__Exercise instructions__.
Retype, please, the listing from its opening line through the line that contains "const yTicks = [-500,500,100];", both included, without the pictures.

__Material__.
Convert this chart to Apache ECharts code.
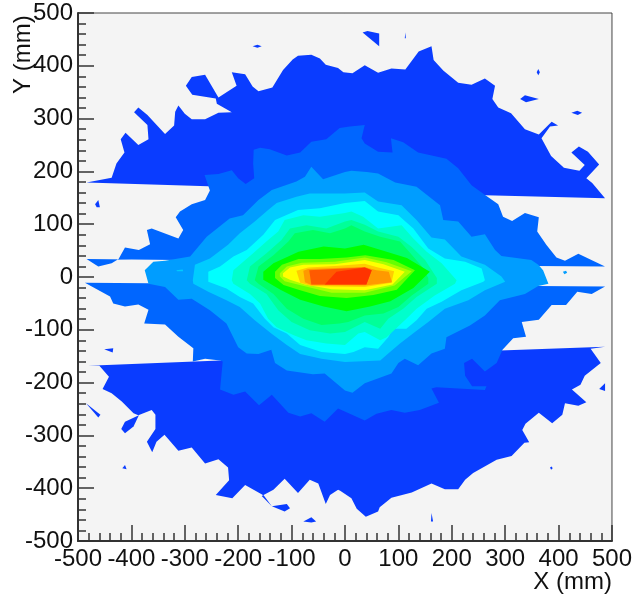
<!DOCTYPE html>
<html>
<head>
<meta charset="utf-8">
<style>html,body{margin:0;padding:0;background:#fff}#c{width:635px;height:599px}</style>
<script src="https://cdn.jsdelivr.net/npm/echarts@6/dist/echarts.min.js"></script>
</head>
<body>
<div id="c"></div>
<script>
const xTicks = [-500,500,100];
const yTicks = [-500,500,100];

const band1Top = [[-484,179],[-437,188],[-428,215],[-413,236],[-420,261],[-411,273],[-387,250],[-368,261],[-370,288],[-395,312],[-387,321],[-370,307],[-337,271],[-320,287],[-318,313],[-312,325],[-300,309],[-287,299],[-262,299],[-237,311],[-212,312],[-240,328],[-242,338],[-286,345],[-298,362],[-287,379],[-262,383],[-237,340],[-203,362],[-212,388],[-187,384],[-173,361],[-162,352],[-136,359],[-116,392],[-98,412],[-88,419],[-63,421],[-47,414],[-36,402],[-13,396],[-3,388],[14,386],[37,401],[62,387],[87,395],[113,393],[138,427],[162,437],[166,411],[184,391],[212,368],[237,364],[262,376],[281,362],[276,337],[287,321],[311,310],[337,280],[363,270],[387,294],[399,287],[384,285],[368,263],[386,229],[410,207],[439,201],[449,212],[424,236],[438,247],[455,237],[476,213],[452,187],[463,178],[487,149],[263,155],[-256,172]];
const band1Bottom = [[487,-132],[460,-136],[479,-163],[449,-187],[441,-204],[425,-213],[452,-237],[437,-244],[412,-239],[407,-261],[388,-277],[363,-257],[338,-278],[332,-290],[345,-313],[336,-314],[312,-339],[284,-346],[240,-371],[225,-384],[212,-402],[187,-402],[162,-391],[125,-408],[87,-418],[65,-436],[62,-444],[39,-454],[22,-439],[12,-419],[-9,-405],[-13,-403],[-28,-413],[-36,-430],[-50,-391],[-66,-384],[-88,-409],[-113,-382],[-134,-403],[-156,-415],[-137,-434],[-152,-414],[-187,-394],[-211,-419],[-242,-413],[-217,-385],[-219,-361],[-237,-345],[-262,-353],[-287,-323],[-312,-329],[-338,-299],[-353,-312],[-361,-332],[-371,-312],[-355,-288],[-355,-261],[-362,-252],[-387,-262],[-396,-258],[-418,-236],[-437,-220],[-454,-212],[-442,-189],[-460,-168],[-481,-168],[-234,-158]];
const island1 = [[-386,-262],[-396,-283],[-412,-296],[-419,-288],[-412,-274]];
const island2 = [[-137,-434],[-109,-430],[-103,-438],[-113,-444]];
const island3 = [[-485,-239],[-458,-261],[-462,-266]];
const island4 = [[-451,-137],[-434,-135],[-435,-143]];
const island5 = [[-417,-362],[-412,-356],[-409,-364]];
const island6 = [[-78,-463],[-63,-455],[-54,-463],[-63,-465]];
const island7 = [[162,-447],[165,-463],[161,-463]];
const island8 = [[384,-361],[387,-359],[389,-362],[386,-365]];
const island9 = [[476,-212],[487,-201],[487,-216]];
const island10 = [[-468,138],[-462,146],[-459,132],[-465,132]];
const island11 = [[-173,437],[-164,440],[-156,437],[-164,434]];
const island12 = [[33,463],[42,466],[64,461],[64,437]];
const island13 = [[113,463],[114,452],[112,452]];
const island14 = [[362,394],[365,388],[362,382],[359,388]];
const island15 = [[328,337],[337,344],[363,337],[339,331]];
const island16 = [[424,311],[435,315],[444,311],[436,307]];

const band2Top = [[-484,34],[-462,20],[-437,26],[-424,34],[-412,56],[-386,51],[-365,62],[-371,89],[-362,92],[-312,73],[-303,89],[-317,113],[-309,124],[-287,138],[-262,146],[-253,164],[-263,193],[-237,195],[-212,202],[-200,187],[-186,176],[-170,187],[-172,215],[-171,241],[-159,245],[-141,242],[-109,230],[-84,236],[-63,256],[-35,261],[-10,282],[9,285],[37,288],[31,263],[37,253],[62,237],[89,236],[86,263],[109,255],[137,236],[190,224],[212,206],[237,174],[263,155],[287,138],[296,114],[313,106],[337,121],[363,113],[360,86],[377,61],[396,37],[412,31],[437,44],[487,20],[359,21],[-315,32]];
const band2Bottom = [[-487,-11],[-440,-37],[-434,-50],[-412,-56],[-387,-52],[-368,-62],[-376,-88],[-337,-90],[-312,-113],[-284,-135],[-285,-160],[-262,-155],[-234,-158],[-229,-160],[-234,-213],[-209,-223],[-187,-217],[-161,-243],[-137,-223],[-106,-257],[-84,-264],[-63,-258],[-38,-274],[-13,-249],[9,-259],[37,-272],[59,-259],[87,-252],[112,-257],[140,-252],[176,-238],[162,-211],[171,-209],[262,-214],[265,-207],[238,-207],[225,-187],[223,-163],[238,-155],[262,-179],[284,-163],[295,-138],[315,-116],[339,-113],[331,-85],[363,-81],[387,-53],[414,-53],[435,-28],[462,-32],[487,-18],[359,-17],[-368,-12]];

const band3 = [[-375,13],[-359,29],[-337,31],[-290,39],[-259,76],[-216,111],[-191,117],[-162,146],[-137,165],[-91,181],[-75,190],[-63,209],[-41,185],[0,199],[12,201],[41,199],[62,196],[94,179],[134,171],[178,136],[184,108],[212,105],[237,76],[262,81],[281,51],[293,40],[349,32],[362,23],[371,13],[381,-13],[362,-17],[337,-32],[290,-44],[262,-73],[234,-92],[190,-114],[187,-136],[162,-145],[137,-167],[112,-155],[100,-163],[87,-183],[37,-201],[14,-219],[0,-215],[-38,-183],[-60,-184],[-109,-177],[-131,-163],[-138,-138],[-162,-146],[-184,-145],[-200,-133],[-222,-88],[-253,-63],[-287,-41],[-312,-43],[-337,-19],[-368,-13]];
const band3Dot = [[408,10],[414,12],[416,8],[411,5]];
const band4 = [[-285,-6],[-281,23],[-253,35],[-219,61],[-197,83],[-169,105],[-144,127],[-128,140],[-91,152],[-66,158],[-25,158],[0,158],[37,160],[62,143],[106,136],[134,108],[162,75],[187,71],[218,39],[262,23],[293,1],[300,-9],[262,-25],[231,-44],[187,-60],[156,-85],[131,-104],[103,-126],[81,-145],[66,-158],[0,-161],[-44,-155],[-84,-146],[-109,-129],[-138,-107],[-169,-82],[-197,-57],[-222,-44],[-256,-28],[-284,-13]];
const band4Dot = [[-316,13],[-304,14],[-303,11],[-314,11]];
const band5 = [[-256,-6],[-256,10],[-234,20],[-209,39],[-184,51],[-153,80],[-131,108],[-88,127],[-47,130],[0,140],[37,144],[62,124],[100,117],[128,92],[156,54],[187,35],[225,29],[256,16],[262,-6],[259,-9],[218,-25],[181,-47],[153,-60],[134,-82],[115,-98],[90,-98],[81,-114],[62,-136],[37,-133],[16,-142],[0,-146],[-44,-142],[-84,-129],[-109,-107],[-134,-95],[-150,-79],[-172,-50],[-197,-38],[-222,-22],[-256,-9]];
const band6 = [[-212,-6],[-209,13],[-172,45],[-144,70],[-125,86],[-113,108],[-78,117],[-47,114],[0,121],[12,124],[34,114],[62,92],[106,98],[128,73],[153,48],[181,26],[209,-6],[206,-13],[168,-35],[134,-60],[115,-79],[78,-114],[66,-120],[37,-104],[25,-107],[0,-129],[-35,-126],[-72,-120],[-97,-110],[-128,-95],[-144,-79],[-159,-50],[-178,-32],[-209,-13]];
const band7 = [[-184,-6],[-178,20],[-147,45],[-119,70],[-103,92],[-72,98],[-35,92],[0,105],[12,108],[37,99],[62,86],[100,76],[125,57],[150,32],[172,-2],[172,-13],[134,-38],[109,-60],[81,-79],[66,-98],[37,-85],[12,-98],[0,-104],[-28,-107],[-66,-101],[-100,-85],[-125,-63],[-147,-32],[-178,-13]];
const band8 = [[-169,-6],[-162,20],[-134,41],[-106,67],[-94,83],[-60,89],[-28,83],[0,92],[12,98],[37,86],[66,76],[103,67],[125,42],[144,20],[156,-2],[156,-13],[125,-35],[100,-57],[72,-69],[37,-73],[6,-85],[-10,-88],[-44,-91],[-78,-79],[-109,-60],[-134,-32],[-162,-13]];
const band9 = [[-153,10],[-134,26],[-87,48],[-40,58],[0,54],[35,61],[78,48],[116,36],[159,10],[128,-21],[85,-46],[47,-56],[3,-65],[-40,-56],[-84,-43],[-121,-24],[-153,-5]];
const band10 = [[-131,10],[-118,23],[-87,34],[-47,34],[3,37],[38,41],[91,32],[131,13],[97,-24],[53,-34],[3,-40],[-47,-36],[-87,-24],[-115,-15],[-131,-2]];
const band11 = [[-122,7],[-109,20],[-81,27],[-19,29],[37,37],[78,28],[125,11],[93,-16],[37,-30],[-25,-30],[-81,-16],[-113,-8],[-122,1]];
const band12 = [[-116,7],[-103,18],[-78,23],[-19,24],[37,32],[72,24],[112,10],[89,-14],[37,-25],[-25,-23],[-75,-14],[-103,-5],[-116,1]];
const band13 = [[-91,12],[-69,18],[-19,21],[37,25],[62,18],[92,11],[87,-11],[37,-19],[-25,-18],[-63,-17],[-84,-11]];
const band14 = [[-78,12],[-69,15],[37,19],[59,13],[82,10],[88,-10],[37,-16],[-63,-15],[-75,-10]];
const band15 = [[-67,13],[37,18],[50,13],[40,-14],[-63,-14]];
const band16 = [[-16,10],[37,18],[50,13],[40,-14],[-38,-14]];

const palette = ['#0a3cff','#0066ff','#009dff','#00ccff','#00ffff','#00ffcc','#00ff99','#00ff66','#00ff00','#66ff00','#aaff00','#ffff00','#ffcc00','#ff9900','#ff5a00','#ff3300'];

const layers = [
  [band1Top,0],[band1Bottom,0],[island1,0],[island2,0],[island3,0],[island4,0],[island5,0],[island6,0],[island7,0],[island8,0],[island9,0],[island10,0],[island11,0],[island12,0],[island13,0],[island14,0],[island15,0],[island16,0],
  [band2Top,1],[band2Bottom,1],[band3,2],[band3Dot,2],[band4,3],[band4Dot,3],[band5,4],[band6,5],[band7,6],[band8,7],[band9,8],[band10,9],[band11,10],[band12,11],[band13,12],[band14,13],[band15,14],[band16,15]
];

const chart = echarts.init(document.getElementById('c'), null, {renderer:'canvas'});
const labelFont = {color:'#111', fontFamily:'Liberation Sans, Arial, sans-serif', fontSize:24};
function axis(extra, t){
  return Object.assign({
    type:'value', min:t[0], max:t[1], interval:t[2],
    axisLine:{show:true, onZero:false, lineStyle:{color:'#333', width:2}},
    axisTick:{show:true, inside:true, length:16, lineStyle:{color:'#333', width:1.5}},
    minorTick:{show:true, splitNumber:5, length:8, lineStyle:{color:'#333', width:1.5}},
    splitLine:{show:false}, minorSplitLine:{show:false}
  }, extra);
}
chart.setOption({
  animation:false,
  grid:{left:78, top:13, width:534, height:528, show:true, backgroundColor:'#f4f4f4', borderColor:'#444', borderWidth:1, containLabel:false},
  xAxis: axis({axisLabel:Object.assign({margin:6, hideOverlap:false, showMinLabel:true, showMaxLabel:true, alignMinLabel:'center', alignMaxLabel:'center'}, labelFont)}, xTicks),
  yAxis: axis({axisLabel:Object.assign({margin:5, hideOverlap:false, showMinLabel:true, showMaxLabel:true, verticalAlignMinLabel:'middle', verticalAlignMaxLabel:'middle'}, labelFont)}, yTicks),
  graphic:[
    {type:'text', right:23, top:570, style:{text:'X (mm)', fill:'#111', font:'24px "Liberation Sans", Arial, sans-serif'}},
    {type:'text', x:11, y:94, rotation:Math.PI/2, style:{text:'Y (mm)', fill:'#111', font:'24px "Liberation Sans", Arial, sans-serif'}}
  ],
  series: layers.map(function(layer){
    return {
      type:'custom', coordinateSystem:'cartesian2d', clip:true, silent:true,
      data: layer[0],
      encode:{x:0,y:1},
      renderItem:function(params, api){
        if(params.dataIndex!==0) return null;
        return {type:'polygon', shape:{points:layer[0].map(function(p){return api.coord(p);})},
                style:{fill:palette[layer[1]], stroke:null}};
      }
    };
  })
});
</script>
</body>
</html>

__Problem solution__.
Convert this chart to Apache ECharts code.
<!DOCTYPE html>
<html>
<head>
<meta charset="utf-8">
<style>html,body{margin:0;padding:0;background:#fff}#c{width:635px;height:599px}</style>
<script src="https://cdn.jsdelivr.net/npm/echarts@6/dist/echarts.min.js"></script>
</head>
<body>
<div id="c"></div>
<script>
const xTicks = [-500,500,100];
const yTicks = [-500,500,100];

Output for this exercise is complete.